Annie scooped him up. On the easel, the picture of a mountain on a canvas the size of a book charmed her and revealed an able hand. On the floor, a small stack of similar-size canvases caught her eye. “Beautiful paintings,” she said, but she wondered how could he paint in this low light. The living-room windows, tall and wide, needed cleaning. Street grit dulled the sun pressing through. A set of old-fashioned velvet curtains framed the windows. She didn’t want to imagine how old they were. The part of her that liked things neat and in order wanted to dust and clean up this place.
She turned to Will. “We should go.” It was time for lunch and Leo’s afternoon nap, but Leo pulled away from her again, wanting to touch the paintings.
Edward shuffled toward her. Despite a slight stoop, he was nearly Will’s height.
“Let the boy look. He’s fine. He can’t hurt them. Go on. Pick one up.”
Leo grinned as he slid from her grasp and plopped down on the floor. The canvases were small enough to manipulate with his chubby thumbs.
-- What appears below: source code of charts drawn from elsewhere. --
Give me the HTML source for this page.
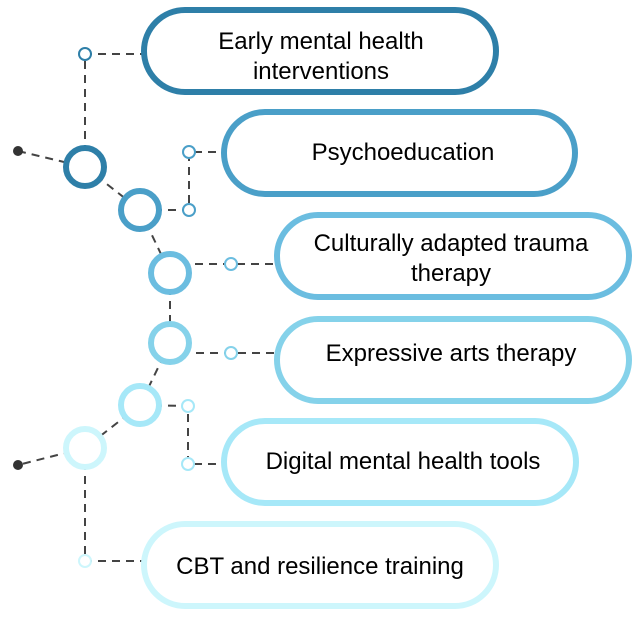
<!DOCTYPE html>
<html><head><meta charset="utf-8"><style>
html,body{margin:0;padding:0;background:#fff}
svg{display:block}
text{font-family:"Liberation Sans",sans-serif;font-size:24px;fill:#000;text-anchor:middle}
</style></head><body>
<svg width="635" height="625" viewBox="0 0 635 625" xmlns="http://www.w3.org/2000/svg">
<g stroke="#444" stroke-width="2" stroke-dasharray="8 6" fill="none">
<path d="M18 151 L85 167"/>
<path d="M85 167 L85 54 L142 54"/>
<path d="M85 167 L140 210"/>
<path d="M140 210 L189 210 L189 152 L222 152"/>
<path d="M140 210 L170 273"/>
<path d="M195 264 L275 264"/>
<path d="M170 273 L170 343"/>
<path d="M196 353 L275 353"/>
<path d="M170 343 L140 405"/>
<path d="M140 405 L188 406 L188 464 L222 464"/>
<path d="M140 405 L85 448"/>
<path d="M85 448 L18 465"/>
<path d="M85 448 L85 561 L142 561"/>
</g>
<circle cx="18" cy="151" r="5" fill="#333"/>
<circle cx="18" cy="465" r="5" fill="#333"/>
<g stroke-width="6" fill="#fff">
<circle cx="85" cy="167" r="19" stroke="#2e7fa8"/>
<circle cx="140" cy="210" r="19" stroke="#4a9fc8"/>
<circle cx="170" cy="273" r="19" stroke="#6bbde0"/>
<circle cx="170" cy="343" r="19" stroke="#85d2ea"/>
<circle cx="140" cy="405" r="19" stroke="#a6e8f8"/>
<circle cx="85" cy="448" r="19" stroke="#cdf6fc"/>
</g>
<g stroke-width="2" fill="#fff">
<circle cx="85" cy="54" r="6" stroke="#2e7fa8"/>
<circle cx="189" cy="152" r="6" stroke="#4a9fc8"/>
<circle cx="189" cy="210" r="6" stroke="#4a9fc8"/>
<circle cx="231" cy="264" r="6" stroke="#6bbde0"/>
<circle cx="231" cy="353" r="6" stroke="#85d2ea"/>
<circle cx="188" cy="406" r="6" stroke="#a6e8f8"/>
<circle cx="188" cy="464" r="6" stroke="#a6e8f8"/>
<circle cx="85" cy="561" r="6" stroke="#cdf6fc"/>
</g>
<g stroke-width="6" fill="#fff">
<rect x="144" y="10" width="352" height="82" rx="41" stroke="#2e7fa8"/>
<rect x="224" y="112" width="351" height="82" rx="41" stroke="#4a9fc8"/>
<rect x="277" y="215" width="352" height="82" rx="41" stroke="#6bbde0"/>
<rect x="277" y="319" width="352" height="82" rx="41" stroke="#85d2ea"/>
<rect x="224" y="421" width="352" height="82" rx="41" stroke="#a6e8f8"/>
<rect x="144" y="524" width="352" height="82" rx="41" stroke="#cdf6fc"/>
</g>
<text x="321" y="49">Early mental health</text>
<text x="321" y="79">interventions</text>
<text x="403" y="160">Psychoeducation</text>
<text x="451" y="251">Culturally adapted trauma</text>
<text x="451" y="281">therapy</text>
<text x="451" y="361">Expressive arts therapy</text>
<text x="403" y="469">Digital mental health tools</text>
<text x="320" y="574">CBT and resilience training</text>
</svg>
</body></html>
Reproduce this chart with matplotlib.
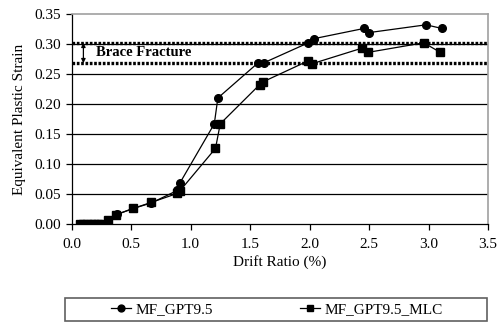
import matplotlib
matplotlib.use("Agg")
import matplotlib.pyplot as plt
from matplotlib.patches import Rectangle

plt.rcParams['font.family'] = ['Liberation Serif', 'DejaVu Serif']

# Data
drift_a = [0.07, 0.10, 0.13, 0.16, 0.19, 0.22, 0.25, 0.31, 0.38, 0.52, 0.67, 0.89, 0.91,
           1.20, 1.23, 1.57, 1.62, 1.99, 2.04, 2.46, 2.50, 2.98, 3.11]
strain_a = [0, 0, 0, 0, 0, 0, 0, 0.007, 0.016, 0.026, 0.035, 0.056, 0.068,
            0.167, 0.210, 0.269, 0.269, 0.302, 0.309, 0.326, 0.319, 0.332, 0.326]
drift_b = [0.07, 0.10, 0.13, 0.16, 0.19, 0.22, 0.25, 0.31, 0.37, 0.52, 0.67, 0.89, 0.91,
           1.21, 1.25, 1.58, 1.61, 1.99, 2.02, 2.44, 2.49, 2.96, 3.10]
strain_b = [0, 0, 0, 0, 0, 0, 0, 0.007, 0.015, 0.026, 0.036, 0.051, 0.055,
            0.126, 0.167, 0.232, 0.237, 0.272, 0.267, 0.293, 0.286, 0.302, 0.286]
label_a = "MF_GPT9.5"
label_b = "MF_GPT9.5_MLC"
fracture_upper = 0.302
fracture_lower = 0.268
x_ticks = [0.0, 0.5, 1.0, 1.5, 2.0, 2.5, 3.0, 3.5]
y_ticks = [0.00, 0.05, 0.10, 0.15, 0.20, 0.25, 0.30, 0.35]

W, H = 501, 325
fig = plt.figure(figsize=(W / 100, H / 100), dpi=100)
ax = fig.add_axes([71.5 / W, 1 - 224 / H, (488 - 71.5) / W, (224 - 14) / H])

ax.set_xlim(0, 3.5)
ax.set_ylim(0, 0.35)

for yv in y_ticks[1:-1]:
    ax.axhline(yv, color='black', lw=0.9, zorder=1)

ax.axhline(fracture_upper, color='black', lw=2.4, ls=(0, (0.8, 0.5)), zorder=2)
ax.axhline(fracture_lower, color='black', lw=2.4, ls=(0, (0.8, 0.5)), zorder=2)
ax.annotate('', xy=(0.10, fracture_lower), xytext=(0.10, fracture_upper),
            arrowprops=dict(arrowstyle='<|-|>', color='black', lw=0.9,
                            mutation_scale=6, shrinkA=0, shrinkB=0), zorder=3)
ax.text(0.21, (fracture_upper + fracture_lower) / 2, 'Brace Fracture',
        fontsize=10.5, fontweight='bold', va='center', ha='left', zorder=4)

ax.plot(drift_a, strain_a, color='black', lw=0.9, marker='o', ms=5.5, label=label_a, zorder=5)
ax.plot(drift_b, strain_b, color='black', lw=0.9, marker='s', ms=5.5, label=label_b, zorder=5)

ax.set_xticks(x_ticks)
ax.set_xticklabels([f"{v:.1f}" for v in x_ticks])
ax.set_yticks(y_ticks)
ax.set_yticklabels([f"{v:.2f}" for v in y_ticks])
ax.tick_params(axis='both', direction='out', length=4, width=0.9, labelsize=11, colors='black')
ax.tick_params(axis='x', pad=6)

for s in ['top', 'right']:
    ax.spines[s].set_color('#a0a0a0')
    ax.spines[s].set_linewidth(1.2)
for s in ['left', 'bottom']:
    ax.spines[s].set_color('black')
    ax.spines[s].set_linewidth(0.9)

ax.set_xlabel('Drift Ratio (%)', fontsize=11, labelpad=3)
ax.set_ylabel('Equivalent Plastic Strain', fontsize=11, labelpad=6)

# legend frame
fig.patches.append(Rectangle((65 / W, 4 / H), (487 - 65) / W, (27 - 4) / H,
                             transform=fig.transFigure, fill=False,
                             edgecolor='#606060', lw=1.2))
handles, labels = ax.get_legend_handles_labels()
fig.legend(handles, labels, loc='center', bbox_to_anchor=(277 / W, 15.5 / H),
           ncol=2, frameon=False, fontsize=11, handlelength=1.3, handletextpad=0.3,
           columnspacing=5.7, markerscale=0.9)

fig.savefig('out.png', dpi=100)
“They are lovely,” she said.
Edward almost smiled. Encouraged by this, she said, “Are you from Boston, too? Do you have family here?”
As soon as she asked, she regretted it. The old man’s body locked up. His eyes flogged her as if she had insulted him.
“No. No family here.”
“Pains,” Leo said, picking up a brush.
Mr. Weiss turned to Leo and the burning in his eyes cooled down. How sudden these changes, she thought. She’d seen this sort of thing at the shelter: emotional squalls in grown men, erratic behavior flip-flopping, the way Leo acted when he needed something. She’d seen it with her brother, Greg, when he started drinking in high school.
“You have a nice boy,” Edward said, his voice tender. “You trust your babysitter? I assume you hired a Hungarian. You trust her?”
“Yes. She’s wonderful,” Annie said.
“You did a background check?”
“Yes, another American family referred her to us,” Annie said.
“People can fool you.”
He looked stricken again, as if a sharp object had stabbed his stomach. He leaned over and squeezed his eyes shut.
“Mr. Weiss?” She reached toward him.
“Sir, why don’t you sit down?” Will put his hand on Edward’s elbow. “Is it your stomach?”
She wondered if they should call a doctor.
“No. Look. Please. You’ll have to excuse me now.” The old man started for the door, his body tilting as if his legs were not the same length. “I’m going to have to cut this visit short.”
Annie picked up Leo and settled him on her hip, but he resisted, reaching out first toward the easel, then Edward.
“Honey, no. It’s time for lunch.”
“Sorry for the trouble,” Will said.
“Everything in life is trouble, haven’t you learned that yet?” Edward said, breathing hard.
Annie paused at the door.
“We’re happy to run an errand for you. We have a car. If you have a doctor’s appointment—anything. Please call us. Our cell phone number is on Will’s card. Did you bring a cell phone with you?” She quickly scanned the room for a landline, not expecting to see one. Very few Hungarians had phones in their homes. Or, if they did, it meant they had waited five, even ten, years for one and paid too much money or had some special connection to someone higher up in the food chain of favors. Only a select group had cell phones—the nouveau riche, state and city officials, politicians, and of course, Americans. She spotted Edward’s cell phone on the couch. “Please call us if you need anything,” Annie said.
Will handed him his business card.
“Look, I knew you’d show up eventually.”
“Call anytime,” Will said. “We don’t live far from here. We’re down by the river.”
“The river, you say?”
“Yes.”
Annie watched this information ricochet inside the old man’s throat. He swallowed and straightened his back, seeming to engage in something, then looked at her with new intent and interest.
“Any other Americans in your building?”
“No. No other Americans. Just us. The rest are Hungarians,” Annie said. She shifted Leo onto her other hip, but her son had become a body of twists and twirls. “Please, call us.”
“I will. I will do that.”
He nodded and opened the door, his surprisingly nimble fingers grabbing hold of the doorknob. “Keep an eye on your boy there. Watch out for thugs. Don’t let him out of your sight.”